On Oct 4, 2007, at 23:10, Gerry Creager wrote:

GUIs are not designed to make anything easier, necessarily, for the user. That's a fiction we foist off on users to make them think programmers are their friends. GUIs are designed to limit most users to be able to do just what the GUI programmer wanted them to do. [...]

One thing to consider is this: I spend my life, now, in Linux. Most of it is spent at the command line save for the specific applications I am using that require some form of graphical interface because of their overall complexity. I'm a dinosaur. I LIKE the command prompt.

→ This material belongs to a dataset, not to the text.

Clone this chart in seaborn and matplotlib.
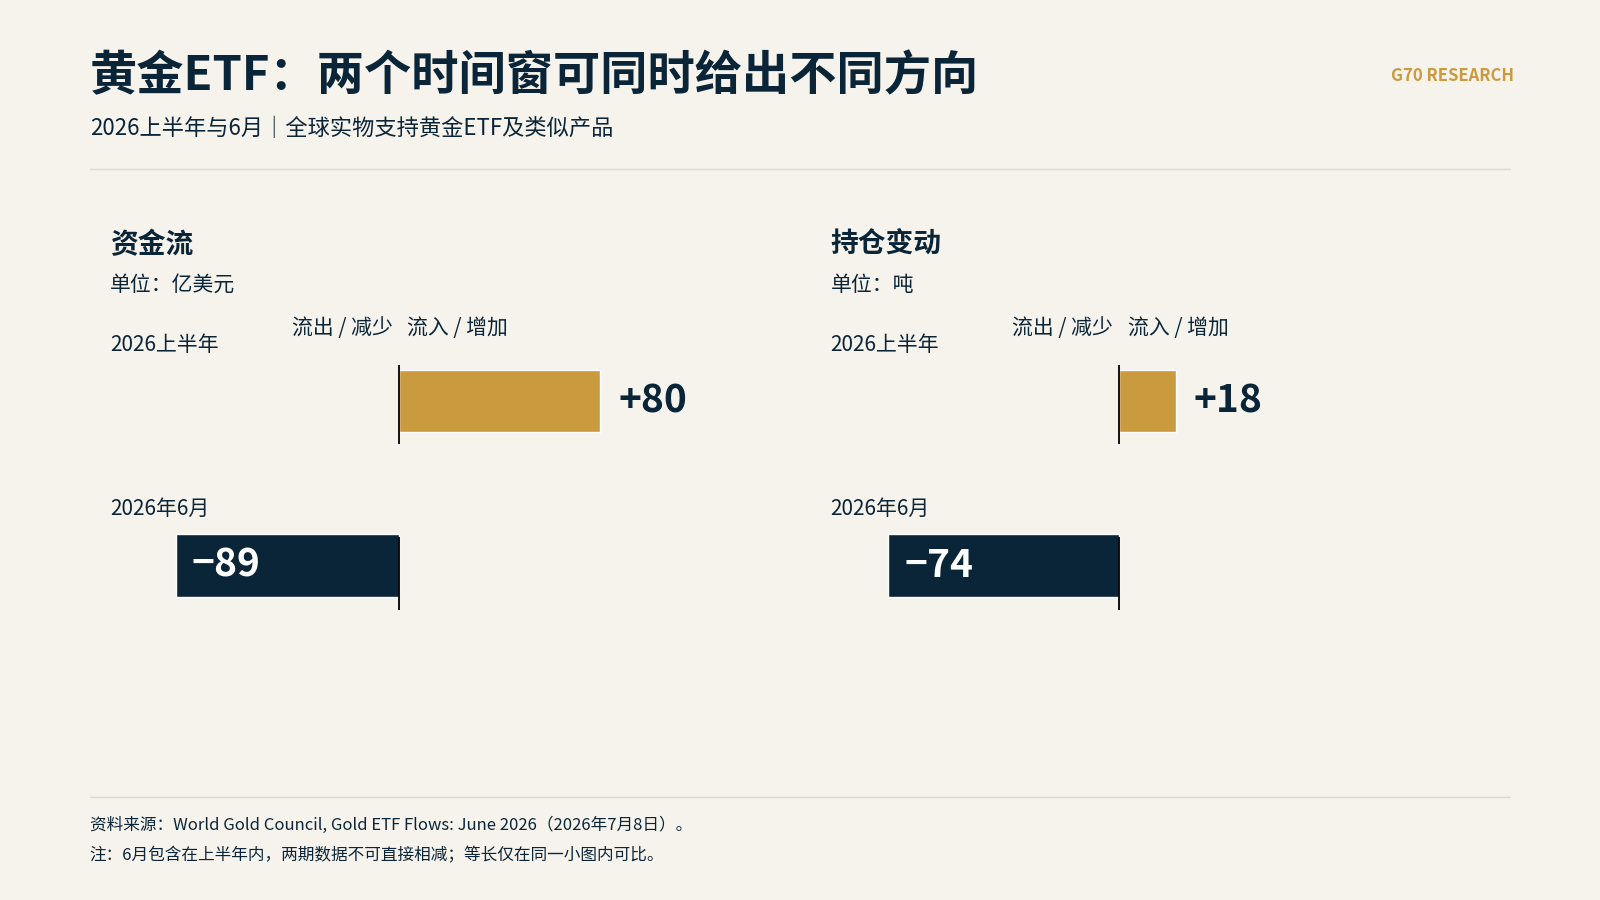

Perhaps it is because of your latter comments that you make the first. But I would like to disagree with you 10,000%. GUIs _are_ designed to make things easier for folks. Most folks would never touch a computer at all if CLI was the only option. Most folks are dangerous in a CLI. Some of us are successful at CLI and can make it sing, but we are the rarity, the oddity, the unusual. GUIs restrict users, but that is more of a consequence of the programming than a goal of the programmers. A good programmer can give the GUI nearly as much power as the CLI, yes, it is possible. An elegant GUI is magnificent, and rare, and frees us from having to think about what we're doing or worry about syntax.

I tip my hat to the programmers who make GUIs possible. I thank them for their struggles in the name of making my life easier. As some one who routinely tries to help users struggle with understanding programs, I have a deep appreciation for how difficult it is to design a truly user friendly GUI.